Hay unos cuantos bufidos entre la audiencia. Víctor, el experto, insiste, despiadado:

—En El Salvador controlan todos los autobuses públicos. Esperan en la parada, montan en el autobús y se llevan la recaudación, o parte de la recaudación. Los informes que nos llegan de allí dicen que se sacan doscientos mil pesos a la semana, solo del transporte público. Viven en el terror y proyectan terror. Se matan entre ellos, sin ningún problema. Está todo documentado. Uno se niega a asistir a una fiesta que da el otro y lo matan, así, porque sí. «Porque me ofendió». Incluso matan a sus propios jefes si no responden a las expectativas de la clica, que es, como llaman al grupo pequeño, la banda dentro de la mara.
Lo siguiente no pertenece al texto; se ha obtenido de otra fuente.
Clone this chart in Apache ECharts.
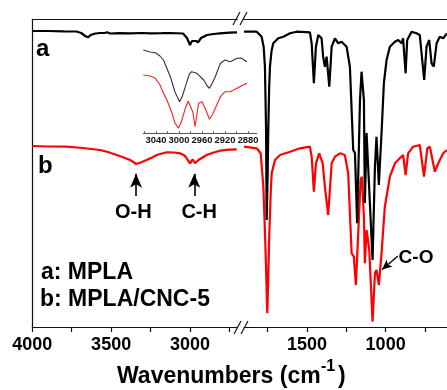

Interviene el comisario Moliné, frivolizando con sonrisa tranquilizadora:

—Pero tú los tienes bien controlados, ¿verdad, Víctor? —Todos sueltan una risa de alivio, liberadora de tensión—. Bueno, contamos contigo para que nos ayudes. Hay que hablar con sus representantes, si eso es posible. Tendrás contactos.
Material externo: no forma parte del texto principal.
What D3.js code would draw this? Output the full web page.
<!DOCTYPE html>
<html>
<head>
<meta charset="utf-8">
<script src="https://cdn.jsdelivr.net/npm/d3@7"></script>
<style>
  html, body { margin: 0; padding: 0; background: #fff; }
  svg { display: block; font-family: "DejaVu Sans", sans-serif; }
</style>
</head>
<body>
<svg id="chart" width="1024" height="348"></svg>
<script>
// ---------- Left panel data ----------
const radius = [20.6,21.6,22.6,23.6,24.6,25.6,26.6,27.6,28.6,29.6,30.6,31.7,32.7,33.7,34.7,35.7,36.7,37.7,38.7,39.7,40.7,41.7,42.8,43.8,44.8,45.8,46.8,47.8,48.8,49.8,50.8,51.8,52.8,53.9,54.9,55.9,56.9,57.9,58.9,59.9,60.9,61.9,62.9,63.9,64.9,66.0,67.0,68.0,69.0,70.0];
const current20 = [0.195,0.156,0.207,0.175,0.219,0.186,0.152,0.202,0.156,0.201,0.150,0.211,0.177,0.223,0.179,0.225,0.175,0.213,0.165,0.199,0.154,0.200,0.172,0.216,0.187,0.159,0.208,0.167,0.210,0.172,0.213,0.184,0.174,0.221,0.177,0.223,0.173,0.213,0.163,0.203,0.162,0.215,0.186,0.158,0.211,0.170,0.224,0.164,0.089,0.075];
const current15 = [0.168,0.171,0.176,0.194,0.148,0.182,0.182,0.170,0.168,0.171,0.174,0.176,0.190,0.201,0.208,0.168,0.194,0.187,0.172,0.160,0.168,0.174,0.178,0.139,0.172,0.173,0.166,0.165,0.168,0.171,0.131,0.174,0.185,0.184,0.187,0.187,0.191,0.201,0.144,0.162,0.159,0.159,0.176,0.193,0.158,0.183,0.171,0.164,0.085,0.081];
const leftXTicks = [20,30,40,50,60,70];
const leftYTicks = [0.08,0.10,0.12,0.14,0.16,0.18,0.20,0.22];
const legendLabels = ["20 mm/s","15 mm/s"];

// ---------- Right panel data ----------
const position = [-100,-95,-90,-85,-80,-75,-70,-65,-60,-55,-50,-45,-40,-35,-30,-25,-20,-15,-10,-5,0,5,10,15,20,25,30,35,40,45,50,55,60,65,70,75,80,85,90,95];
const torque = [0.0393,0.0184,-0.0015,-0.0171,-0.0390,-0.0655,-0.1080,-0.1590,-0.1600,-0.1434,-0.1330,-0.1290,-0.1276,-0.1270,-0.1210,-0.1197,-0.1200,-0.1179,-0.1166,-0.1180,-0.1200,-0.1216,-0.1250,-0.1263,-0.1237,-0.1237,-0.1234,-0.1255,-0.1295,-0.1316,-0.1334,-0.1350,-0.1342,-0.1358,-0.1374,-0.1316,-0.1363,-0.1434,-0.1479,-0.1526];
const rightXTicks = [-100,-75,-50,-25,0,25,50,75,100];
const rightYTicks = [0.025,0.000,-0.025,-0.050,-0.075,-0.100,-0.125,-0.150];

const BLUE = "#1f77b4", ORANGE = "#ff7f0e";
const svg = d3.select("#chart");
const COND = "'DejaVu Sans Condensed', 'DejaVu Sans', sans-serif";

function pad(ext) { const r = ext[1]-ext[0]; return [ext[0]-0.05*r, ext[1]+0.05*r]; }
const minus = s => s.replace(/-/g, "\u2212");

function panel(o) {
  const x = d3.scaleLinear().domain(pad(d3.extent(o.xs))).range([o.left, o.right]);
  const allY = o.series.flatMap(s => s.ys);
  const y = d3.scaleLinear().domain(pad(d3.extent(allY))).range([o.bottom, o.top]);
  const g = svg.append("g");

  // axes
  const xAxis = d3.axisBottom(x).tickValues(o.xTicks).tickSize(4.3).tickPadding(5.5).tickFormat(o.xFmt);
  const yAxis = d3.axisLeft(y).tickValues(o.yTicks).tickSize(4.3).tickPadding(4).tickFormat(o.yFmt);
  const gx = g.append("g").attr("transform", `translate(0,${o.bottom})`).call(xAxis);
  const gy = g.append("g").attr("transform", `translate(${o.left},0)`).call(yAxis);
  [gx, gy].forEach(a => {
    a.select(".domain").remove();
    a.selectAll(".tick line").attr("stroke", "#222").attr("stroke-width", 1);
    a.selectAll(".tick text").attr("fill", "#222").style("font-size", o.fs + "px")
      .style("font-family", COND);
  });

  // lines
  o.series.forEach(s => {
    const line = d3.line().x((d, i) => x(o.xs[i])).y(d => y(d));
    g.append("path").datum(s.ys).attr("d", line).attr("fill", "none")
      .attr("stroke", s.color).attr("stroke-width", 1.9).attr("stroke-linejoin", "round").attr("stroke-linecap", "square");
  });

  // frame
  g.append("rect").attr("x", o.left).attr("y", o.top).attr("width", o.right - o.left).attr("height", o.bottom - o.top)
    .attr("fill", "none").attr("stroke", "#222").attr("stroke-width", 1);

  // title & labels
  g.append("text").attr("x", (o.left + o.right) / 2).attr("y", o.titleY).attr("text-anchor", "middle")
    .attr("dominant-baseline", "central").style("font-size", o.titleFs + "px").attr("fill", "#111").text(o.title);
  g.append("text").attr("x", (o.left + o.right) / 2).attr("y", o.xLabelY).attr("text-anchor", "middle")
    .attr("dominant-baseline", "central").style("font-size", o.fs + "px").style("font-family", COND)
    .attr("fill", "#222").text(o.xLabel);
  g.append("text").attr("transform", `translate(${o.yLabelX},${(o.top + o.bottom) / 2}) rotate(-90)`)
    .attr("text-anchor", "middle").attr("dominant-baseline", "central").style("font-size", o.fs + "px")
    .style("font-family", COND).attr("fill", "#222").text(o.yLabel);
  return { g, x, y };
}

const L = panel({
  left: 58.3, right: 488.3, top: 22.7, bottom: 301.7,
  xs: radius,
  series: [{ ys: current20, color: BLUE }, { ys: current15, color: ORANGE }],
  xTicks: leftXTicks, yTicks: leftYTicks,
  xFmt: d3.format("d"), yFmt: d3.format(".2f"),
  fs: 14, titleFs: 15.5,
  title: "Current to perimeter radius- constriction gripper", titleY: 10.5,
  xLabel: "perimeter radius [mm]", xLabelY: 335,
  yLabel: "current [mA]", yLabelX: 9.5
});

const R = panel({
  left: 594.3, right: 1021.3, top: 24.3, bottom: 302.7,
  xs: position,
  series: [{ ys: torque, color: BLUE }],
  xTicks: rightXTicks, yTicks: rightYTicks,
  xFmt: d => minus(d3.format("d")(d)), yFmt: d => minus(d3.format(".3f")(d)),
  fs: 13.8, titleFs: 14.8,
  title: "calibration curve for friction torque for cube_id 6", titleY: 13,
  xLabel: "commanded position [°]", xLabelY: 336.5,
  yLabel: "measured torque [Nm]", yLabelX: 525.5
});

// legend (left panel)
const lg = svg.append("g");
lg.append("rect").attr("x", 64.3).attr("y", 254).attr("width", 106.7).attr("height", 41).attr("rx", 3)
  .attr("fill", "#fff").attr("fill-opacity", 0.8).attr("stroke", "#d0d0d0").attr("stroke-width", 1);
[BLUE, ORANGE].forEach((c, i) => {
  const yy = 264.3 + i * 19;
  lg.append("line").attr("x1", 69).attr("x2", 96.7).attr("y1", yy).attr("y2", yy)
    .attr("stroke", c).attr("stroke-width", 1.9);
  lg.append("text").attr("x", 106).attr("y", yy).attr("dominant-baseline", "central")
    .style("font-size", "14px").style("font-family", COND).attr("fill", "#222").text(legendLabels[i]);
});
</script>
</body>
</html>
—Quizá no con sus jefes, que están en la sombra, pero sí con sus cabezas visibles, que andan por algunos parques y plazas de L’Hospitalet.

—¿Cuándo?

—Hoy muevo mis piezas y a ver si mañana podemos tener una entrevista.

—Pues lo dicho. —El comisario Novell se levanta y con él, la sesión—. Buscad a ese Joaquín Pardales. Descubrid en qué está metido, qué enemigos se ha buscado y qué amigos tiene. Averiguad también si se esconde. Y continuad hablando con el vecindario para ver qué más podéis sacar.

No se sabe cómo trasciende el nombre pero, en los titulares de los periódicos del día siguiente ya se hablará de la cabeza de la señora Esperanza.